Select Publications:
Bolin, B., Collins, T. & Darby, K. (in press). Fate of the Verde: Water, environmental conflict and the politics of scale in the Arizona Central Highlands. Geoforum.
Collins, T. & Bolin, B. (2007). Characterizing vulnerability to water scarcity: The case of a groundwater-dependent, rapidly urbanizing region. Environmental Hazards, 7(4), 399-418.
Grineski, S., Bolin, B. & Boone, C. (2007). Criteria air pollution and marginalized populations: Environmental inequity in metropolitan Phoenix, Arizona, USA. Social Science Quarterly, 88(2), 535-554.
Bolin, R. (2006). Race, Class, and Disaster Vulnerability. In H. Rodriguez, E. L. Quarantelli, & R. Dynes (Eds.), Handbook of disaster research. New York: Springer-Verlag.

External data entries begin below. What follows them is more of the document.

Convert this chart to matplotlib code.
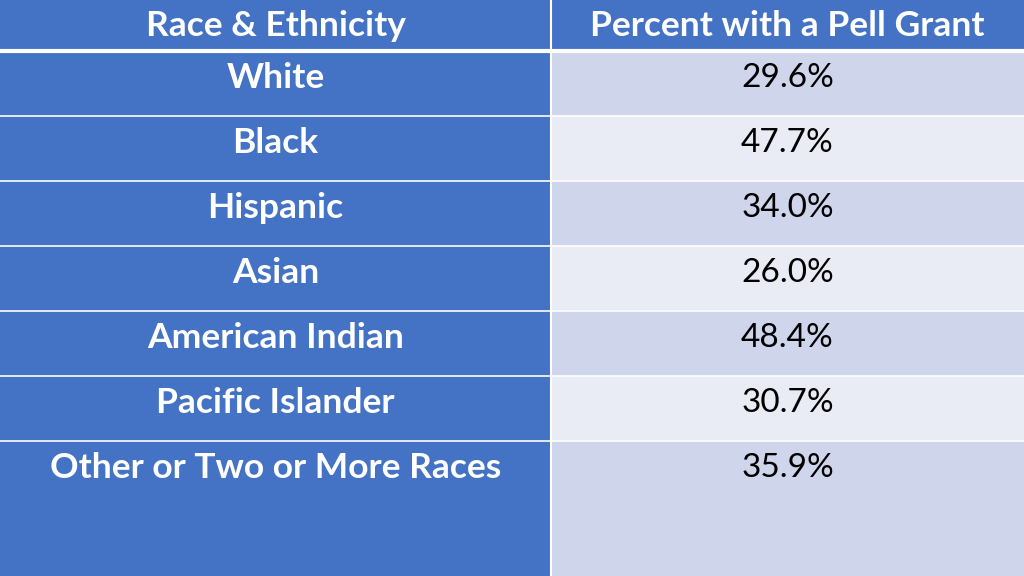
import matplotlib.pyplot as plt
from matplotlib.patches import Rectangle

header = ['Race & Ethnicity', 'Percent with a Pell Grant']
groups = ['White', 'Black', 'Hispanic', 'Asian', 'American Indian',
          'Pacific Islander', 'Other or Two or More Races']
pell_pct = [29.6, 47.7, 34.0, 26.0, 48.4, 30.7, 35.9]

blue = '#4472C4'
band1 = '#CFD5EA'
band2 = '#E9EBF5'

W, H = 1024, 576
split = 551
head_h = 51
row_h = 65
fnt = 'Lato'

fig = plt.figure(figsize=(10.24, 5.76), dpi=100)
ax = fig.add_axes([0, 0, 1, 1])
ax.set_xlim(0, W)
ax.set_ylim(H, 0)
ax.axis('off')

# header
ax.add_patch(Rectangle((0, 0), split, head_h, color=blue))
ax.add_patch(Rectangle((split, 0), W - split, head_h, color=blue))
ax.text(split / 2, 26, header[0], ha='center', va='center', color='white',
        fontsize=25.5, fontweight='bold', family=fnt)
ax.text((split + W) / 2, 26, header[1], ha='center', va='center', color='white',
        fontsize=25.5, fontweight='bold', family=fnt)

for i, (g, v) in enumerate(zip(groups, pell_pct)):
    top = head_h + i * row_h
    h = row_h if i < len(groups) - 1 else H - top
    ax.add_patch(Rectangle((0, top), split, h, color=blue))
    ax.add_patch(Rectangle((split, top), W - split, h,
                           color=band1 if i % 2 == 0 else band2))
    ax.text(split / 2, top + 27, g, ha='center', va='center', color='white',
            fontsize=25.5, fontweight='bold', family=fnt)
    ax.text((split + W) / 2, top + 27, f'{v:.1f}%', ha='center', va='center',
            color='black', fontsize=24, family=fnt)
    # white separators between rows
    ax.plot([0, W], [top, top], color='white', lw=3 if i == 0 else 1.2)

ax.plot([split, split], [0, H], color='white', lw=1.5)

fig.savefig('out.png', dpi=100)
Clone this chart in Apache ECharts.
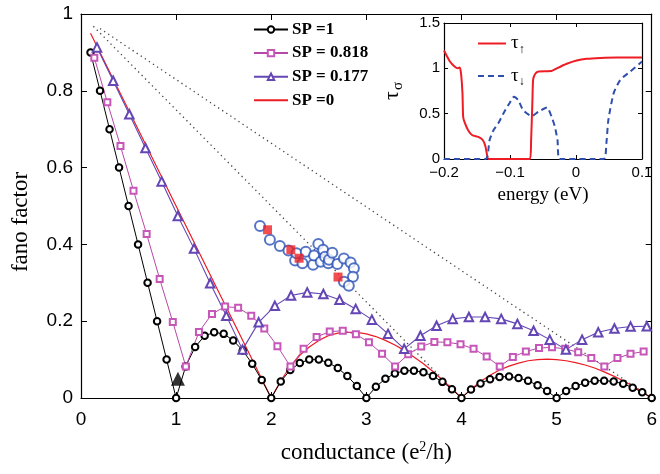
<!DOCTYPE html>
<html><head><meta charset="utf-8">
<script src="https://cdn.jsdelivr.net/npm/echarts@6/dist/echarts.min.js"></script>
<style>html,body{margin:0;padding:0;background:#fff}#c{width:660px;height:474px}</style>
</head><body><div id="c"></div>
<script>
// ---- main panel: SP = 1 (black circles)
const sp1X = [0.1,0.2,0.3,0.4,0.5,0.6,0.7,0.8,0.9,1.0,1.1,1.2,1.3,1.4,1.5,1.6,1.7,1.8,1.9,2.0,2.1,2.2,2.3,2.4,2.5,2.6,2.7,2.8,2.9,3.0,3.1,3.2,3.3,3.4,3.5,3.6,3.7,3.8,3.9,4.0,4.1,4.2,4.3,4.4,4.5,4.6,4.7,4.8,4.9,5.0,5.1,5.2,5.3,5.4,5.5,5.6,5.7,5.8,5.9,6.0];
const sp1Y = [0.9,0.8,0.7,0.6,0.5,0.4,0.3,0.2,0.1,0,0.082,0.133,0.162,0.171,0.167,0.15,0.124,0.089,0.047,0,0.043,0.073,0.091,0.1,0.1,0.092,0.078,0.057,0.031,0,0.029,0.05,0.064,0.071,0.071,0.067,0.057,0.042,0.023,0,0.022,0.038,0.049,0.055,0.056,0.052,0.045,0.033,0.018,0,0.018,0.031,0.04,0.045,0.045,0.043,0.037,0.027,0.015,0];
// SP = 0.818 (magenta squares)
const sp818X = [0.14,0.277,0.415,0.552,0.69,0.827,0.965,1.102,1.24,1.377,1.515,1.652,1.79,1.927,2.065,2.202,2.34,2.477,2.615,2.752,2.89,3.027,3.165,3.302,3.44,3.577,3.715,3.852,3.99,4.127,4.265,4.402,4.54,4.677,4.815,4.952,5.09,5.227,5.365,5.502,5.64,5.777,5.915];
const sp818Y = [0.886,0.77,0.656,0.54,0.427,0.31,0.198,0.082,0.172,0.219,0.238,0.235,0.214,0.181,0.135,0.082,0.128,0.159,0.173,0.175,0.166,0.145,0.115,0.082,0.114,0.134,0.146,0.145,0.14,0.128,0.108,0.082,0.107,0.121,0.13,0.132,0.128,0.119,0.104,0.082,0.104,0.115,0.121];
// SP = 0.177 (purple triangles)
const sp177X = [0.168,0.338,0.508,0.678,0.848,1.018,1.188,1.358,1.528,1.698,1.868,2.038,2.208,2.378,2.548,2.718,2.888,3.058,3.228,3.398,3.568,3.738,3.908,4.078,4.248,4.418,4.588,4.758,4.928,5.098,5.268,5.438,5.608,5.778,5.948];
const sp177Y = [0.913,0.826,0.739,0.651,0.564,0.474,0.389,0.299,0.214,0.126,0.197,0.24,0.267,0.275,0.271,0.256,0.232,0.204,0.167,0.128,0.162,0.188,0.206,0.211,0.211,0.206,0.193,0.175,0.152,0.126,0.152,0.171,0.181,0.186,0.187];
// SP = 0 (red line)
const sp0X = [0.1,2.0,2.1,2.2,2.3,2.4,2.5,2.6,2.7,2.8,2.9,3.0,3.1,3.2,3.3,3.4,3.5,3.6,3.7,3.8,3.9,4.0,4.1,4.2,4.3,4.4,4.5,4.6,4.7,4.8,4.9,5.0,5.1,5.2,5.3,5.4,5.5,5.6,5.7,5.8,5.9,6.0];
const sp0Y = [0.95,0,0.045,0.082,0.111,0.133,0.15,0.162,0.169,0.171,0.171,0.167,0.16,0.15,0.138,0.124,0.107,0.089,0.069,0.047,0.024,0,0.023,0.043,0.059,0.073,0.083,0.091,0.097,0.1,0.101,0.1,0.097,0.092,0.086,0.078,0.068,0.057,0.045,0.031,0.016,0];
// dotted guide lines
const dotInnerX = [0.13, 4.0];
const dotInnerY = [0.968, 0];
const dotOuterX = [0.2, 6.0];
const dotOuterY = [0.962, 0];
// blue open circles
const blueX = [1.882,1.986,2.091,2.181,2.251,2.265,2.328,2.363,2.44,2.45,2.495,2.52,2.545,2.565,2.6,2.607,2.642,2.695,2.764,2.834,2.869,2.859,2.764,2.816];
const blueY = [0.448,0.412,0.396,0.384,0.358,0.377,0.351,0.381,0.347,0.371,0.401,0.355,0.386,0.368,0.351,0.36,0.378,0.349,0.363,0.353,0.338,0.316,0.303,0.292];
// red filled squares
const redSqX = [1.961, 2.206, 2.293, 2.702];
const redSqY = [0.438, 0.386, 0.364, 0.315];
// black filled triangle
const triX = [1.019];
const triY = [0.05];
// ---- inset
const tauUpE = [-0.2,-0.191,-0.184,-0.179,-0.176,-0.174,-0.172,-0.171,-0.169,-0.1635,-0.157,-0.148,-0.141,-0.137,-0.134,-0.132,-0.0698,-0.068,-0.066,-0.065,-0.062,-0.057,-0.044,-0.037,-0.029,-0.014,0.001,0.016,0.037,0.062,0.1];
const tauUp  = [1.197,1.075,1.02,1.0,1.01,0.93,0.724,0.466,0.41,0.318,0.262,0.244,0.207,0.133,0.015,0,0,0.207,0.65,0.872,0.938,0.965,0.968,0.97,1.0,1.05,1.086,1.105,1.115,1.12,1.12];
const tauDnE = [-0.2,-0.137,-0.131,-0.125,-0.118,-0.110,-0.101,-0.094,-0.0875,-0.08,-0.067,-0.057,-0.044,-0.037,-0.032,-0.028,-0.025,0.042,0.046,0.049,0.057,0.067,0.082,0.1];
const tauDn  = [0,0,0.207,0.318,0.39,0.502,0.613,0.687,0.65,0.539,0.473,0.521,0.569,0.466,0.355,0.207,0,0,0.17,0.429,0.724,0.872,0.964,1.075];
// tick values
const mainXTicks = [0,1,2,3,4,5,6];
const mainYTicks = [0,0.2,0.4,0.6,0.8,1];
const insetXTicks = [-0.2,-0.1,0,0.1];
const insetYTicks = [0,0.5,1,1.5];

const zip = (a, b) => a.map((v, i) => [v, b[i]]);
const SANS = 'Liberation Sans, Arial, Helvetica, sans-serif';
const SERIF = 'Liberation Serif, Times New Roman, serif';

const chart = echarts.init(document.getElementById('c'), null, {renderer: 'canvas'});
const mk = (extra, tickLen) => Object.assign({
  type: 'value',
  axisLine: {show: true, onZero: false, lineStyle: {color: '#000', width: 1.2}},
  axisTick: {show: true, inside: true, length: tickLen, lineStyle: {color: '#000', width: 1}},
  splitLine: {show: false}
}, extra);
const fmtInsetX = v => Math.abs(v) < 1e-9 ? '0' : (v < 0 ? '\u2212' : '') + Math.abs(v).toFixed(1);

chart.setOption({
  animation: false,
  backgroundColor: '#fff',
  grid: [
    {left: 81, top: 14, width: 573, height: 384, containLabel: false},
    {left: 444, top: 23, width: 198, height: 136, show: true, backgroundColor: '#fff', borderWidth: 0, z: 5}
  ],
  xAxis: [
    mk({gridIndex: 0, position: 'bottom', min: mainXTicks[0], max: mainXTicks[mainXTicks.length-1], interval: 1,
      axisLabel: {fontFamily: SANS, fontSize: 19, color: '#000', margin: 12},
      name: '{a|conductance (e}{s|2}{a|/h)}', nameLocation: 'middle', nameGap: 42,
      nameTextStyle: {rich: {a: {fontFamily: SERIF, fontSize: 23, color: '#000'}, s: {fontFamily: SERIF, fontSize: 14, color: '#000', padding: [0,0,12,0]}}}
    }, 6),
    mk({gridIndex: 0, position: 'top', min: 0, max: 6, interval: 1, axisLabel: {show: false}}, 6),
    mk({gridIndex: 1, position: 'bottom', min: insetXTicks[0], max: insetXTicks[insetXTicks.length-1], interval: 0.1,
      axisLabel: {fontFamily: SANS, fontSize: 15, color: '#000', margin: 6, formatter: fmtInsetX},
      name: 'energy (eV)', nameLocation: 'middle', nameGap: 27,
      nameTextStyle: {fontFamily: SERIF, fontSize: 19, color: '#000'}, z: 6
    }, 4),
    mk({gridIndex: 1, position: 'top', min: -0.2, max: 0.1, interval: 0.1, axisLabel: {show: false}, z: 6}, 4)
  ],
  yAxis: [
    mk({gridIndex: 0, position: 'left', min: mainYTicks[0], max: mainYTicks[mainYTicks.length-1], interval: 0.2,
      axisLabel: {fontFamily: SANS, fontSize: 19, color: '#000', margin: 8}}, 6),
    mk({gridIndex: 0, position: 'right', min: 0, max: 1, interval: 0.2, axisLabel: {show: false}}, 6),
    mk({gridIndex: 1, position: 'left', min: insetYTicks[0], max: insetYTicks[insetYTicks.length-1], interval: 0.5,
      axisLabel: {fontFamily: SANS, fontSize: 15, color: '#000', margin: 4},
      name: '{a|\u03c4}{s|\u03c3}', nameLocation: 'middle', nameGap: 38,
      nameTextStyle: {rich: {a: {fontFamily: SERIF, fontSize: 22, color: '#000'}, s: {fontFamily: SERIF, fontSize: 15, color: '#000', padding: [12,0,0,1]}}}, z: 6
    }, 4),
    mk({gridIndex: 1, position: 'right', min: 0, max: 1.5, interval: 0.5, axisLabel: {show: false}, z: 6}, 4)
  ],
  legend: [
    {
      data: ['SP =1', 'SP = 0.818', 'SP = 0.177', {name: 'SP =0', itemStyle: {opacity: 0}}],
      orient: 'vertical', left: 248, top: 16, itemWidth: 34, itemHeight: 8, itemGap: 6.6,
      textStyle: {fontFamily: SERIF, fontWeight: 'bold', fontSize: 17, color: '#000', lineHeight: 14, padding: [0,0,0,-1]},
      selectedMode: false
    },
    {
      data: [{name: '\u03c4\u2191', itemStyle: {opacity: 0}}, {name: '\u03c4\u2193', itemStyle: {opacity: 0}}],
      orient: 'vertical', left: 472, top: 29, itemWidth: 28, itemHeight: 20, itemGap: 11,
      selectedMode: false,
      formatter: n => '{a|\u03c4}{s|' + n.slice(1) + '}',
      textStyle: {rich: {a: {fontFamily: SERIF, fontSize: 19, color: '#000'}, s: {fontFamily: SANS, fontSize: 12, color: '#000', padding: [12,0,0,0]}}},
      z: 7
    }
  ],
  graphic: [
    {type: 'text', x: 21, y: 222, rotation: Math.PI/2, z: 10,
      style: {text: 'fano factor', font: '23px ' + SERIF, fill: '#000', textAlign: 'center', textVerticalAlign: 'middle'}}
  ],
  series: [
    {name: 'dotInner', type: 'line', xAxisIndex: 0, yAxisIndex: 0, data: zip(dotInnerX, dotInnerY), showSymbol: false, symbol: 'none',
      lineStyle: {color: '#444', width: 1.3, type: [1.3, 3.6]}, z: 1, silent: true},
    {name: 'dotOuter', type: 'line', xAxisIndex: 0, yAxisIndex: 0, data: zip(dotOuterX, dotOuterY), showSymbol: false, symbol: 'none',
      lineStyle: {color: '#444', width: 1.3, type: [1.3, 3.6]}, z: 1, silent: true},
    {name: 'SP =0', type: 'line', xAxisIndex: 0, yAxisIndex: 0, data: zip(sp0X, sp0Y), symbol: 'none',
      lineStyle: {color: '#ec1c24', width: 1.2}, itemStyle: {color: '#ec1c24'}, z: 3},
    {name: 'SP =1', type: 'line', xAxisIndex: 0, yAxisIndex: 0, data: zip(sp1X, sp1Y), symbol: 'emptyCircle', symbolSize: 6.5,
      lineStyle: {color: '#000', width: 1}, itemStyle: {color: '#000', borderWidth: 0.9}, z: 4},
    {name: 'SP = 0.818', type: 'line', xAxisIndex: 0, yAxisIndex: 0, data: zip(sp818X, sp818Y), symbol: 'emptyRect', symbolSize: 6,
      lineStyle: {color: '#b848a8', width: 1}, itemStyle: {color: '#c656b8', borderWidth: 1}, z: 4},
    {name: 'SP = 0.177', type: 'line', xAxisIndex: 0, yAxisIndex: 0, data: zip(sp177X, sp177Y), symbol: 'emptyTriangle', symbolSize: 8.5,
      lineStyle: {color: '#6446b4', width: 1.1}, itemStyle: {color: '#6446b4', borderWidth: 1}, z: 4},
    {name: 'blue', type: 'scatter', xAxisIndex: 0, yAxisIndex: 0, data: zip(blueX, blueY), symbol: 'emptyCircle', symbolSize: 10,
      itemStyle: {color: '#2c52b8', borderWidth: 1.2}, z: 5},
    {name: 'redsq', type: 'scatter', xAxisIndex: 0, yAxisIndex: 0, data: zip(redSqX, redSqY), symbol: 'rect', symbolSize: 9,
      itemStyle: {color: '#ee2226'}, z: 6},
    {name: 'tri', type: 'scatter', xAxisIndex: 0, yAxisIndex: 0, data: zip(triX, triY), symbol: 'triangle', symbolSize: 14,
      itemStyle: {color: '#000'}, z: 6},
    {name: '\u03c4\u2191', type: 'line', xAxisIndex: 2, yAxisIndex: 2, data: zip(tauUpE, tauUp), symbol: 'none', smooth: 0.2,
      lineStyle: {color: '#ee1c25', width: 2}, itemStyle: {color: '#ee1c25'}, z: 7},
    {name: '\u03c4\u2193', type: 'line', xAxisIndex: 2, yAxisIndex: 2, data: zip(tauDnE, tauDn), symbol: 'none', smooth: 0.2,
      lineStyle: {color: '#2f4fae', width: 2, type: [6, 4]}, itemStyle: {color: '#2f4fae'}, z: 7}
  ]
});
</script>
</body></html>
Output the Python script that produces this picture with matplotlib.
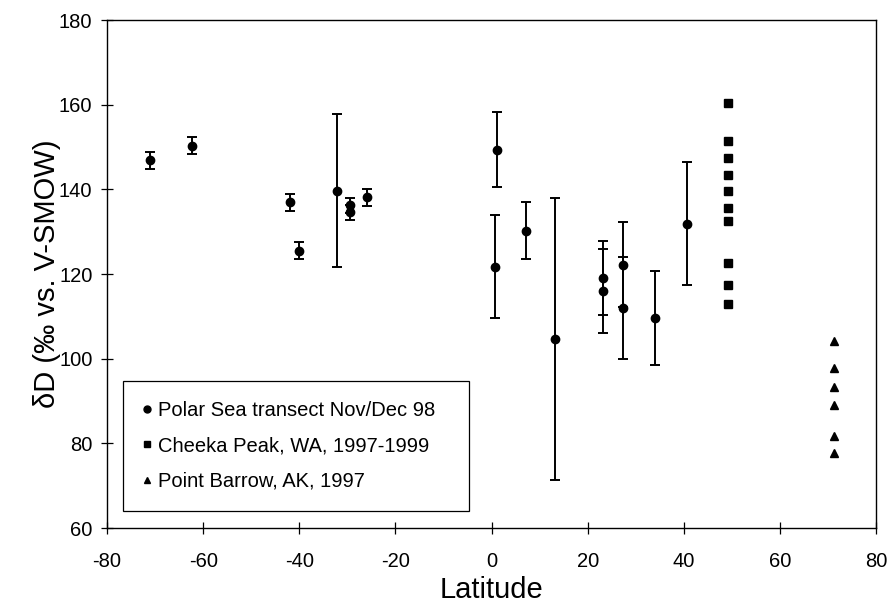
import matplotlib
matplotlib.use("Agg")
import matplotlib.pyplot as plt
from matplotlib.lines import Line2D

plt.rcParams['font.family'] = ['Liberation Sans', 'DejaVu Sans']
plt.rcParams['axes.unicode_minus'] = False

# Polar Sea transect Nov/Dec 98
polar_lat = [-71.1, -62.4, -42.0, -40.1, -32.2, -29.4, -29.4, -26.0, 1.2, 0.8,
             7.1, 13.3, 23.1, 23.1, 27.4, 27.4, 34.1, 40.7]
polar_dD = [146.9, 150.3, 137.0, 125.5, 139.7, 136.2, 134.6, 138.1, 149.4, 121.7,
            130.2, 104.7, 119.1, 116.0, 122.2, 112.0, 109.6, 131.9]
polar_err = [2.0, 2.0, 2.0, 2.0, 18.0, 1.8, 1.8, 2.0, 8.8, 12.2,
             6.7, 33.3, 8.8, 10.0, 10.0, 12.0, 11.0, 14.5]

# Cheeka Peak, WA, 1997-1999
cheeka_lat = [49.3] * 10
cheeka_dD = [160.5, 151.3, 147.3, 143.4, 139.5, 135.7, 132.6, 122.7, 117.5, 112.8]

# Point Barrow, AK, 1997
barrow_lat = [71.3] * 6
barrow_dD = [104.2, 97.9, 93.3, 89.1, 81.7, 77.6]

labels = ["Polar Sea transect Nov/Dec 98", "Cheeka Peak, WA, 1997-1999",
          "Point Barrow, AK, 1997"]
xticks = [-80, -60, -40, -20, 0, 20, 40, 60, 80]
yticks = [60, 80, 100, 120, 140, 160, 180]

fig = plt.figure(figsize=(8.88, 6.09), dpi=100)
ax = fig.add_axes([107 / 888, 1 - 528 / 609, 769 / 888, 508 / 609])

ax.errorbar(polar_lat, polar_dD, yerr=polar_err, fmt='o', color='black',
            markersize=6, elinewidth=1.4, capsize=3.5, capthick=1.4)
ax.plot(cheeka_lat, cheeka_dD, 's', color='black', markersize=6)
ax.plot(barrow_lat, barrow_dD, '^', color='black', markersize=6)

ax.set_xlim(-80, 80)
ax.set_ylim(60, 180)
ax.set_xticks(xticks)
ax.set_yticks(yticks)
ax.tick_params(axis='both', direction='inout', length=9, width=0.9,
               labelsize=14.5, colors='black')
ax.tick_params(axis='x', pad=13)
ax.tick_params(axis='y', pad=6)
for s in ax.spines.values():
    s.set_linewidth(1.0)

ax.set_xlabel("Latitude", fontsize=21, va='center')
ax.set_ylabel("δD (‰ vs. V-SMOW)", fontsize=21, va='center')
ax.xaxis.set_label_coords(0.5, -0.122)
ax.yaxis.set_label_coords(-0.078, 0.5)

handles = [Line2D([], [], marker='o', color='black', linestyle='none', markersize=5),
           Line2D([], [], marker='s', color='black', linestyle='none', markersize=5),
           Line2D([], [], marker='^', color='black', linestyle='none', markersize=5)]
leg = ax.legend(handles, labels, loc='lower left',
                bbox_to_anchor=(0.021, 0.034, 0.45, 0.254), mode='expand',
                fontsize=14.5, frameon=True, fancybox=False, framealpha=1,
                edgecolor='black', handlelength=0.4, handletextpad=0.35,
                labelspacing=0.8, borderpad=1.0, borderaxespad=0)
leg.get_frame().set_linewidth(0.9)

fig.savefig("out.png", dpi=100)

Bolin, R., Grineski, S., & Collins, T. (2005). Geography of despair: Environmental racism and the making of South Phoenix, Arizona, USA. Human Ecology Review, 12(2), 156-168.
Bolin, B., Nelson, A., Hackett, E., Pijawka, D., Smith, S., Sadalla, S., Sicotte, D. & O'Donnell, M. (2002). The ecology of technological risk in a sunbelt city. Environment and Planning, 34, 317-339.
Bolin, R. & Stanford, L. (1998). The Northridge Earthquake: Vulnerability and disaster. London: Routledge.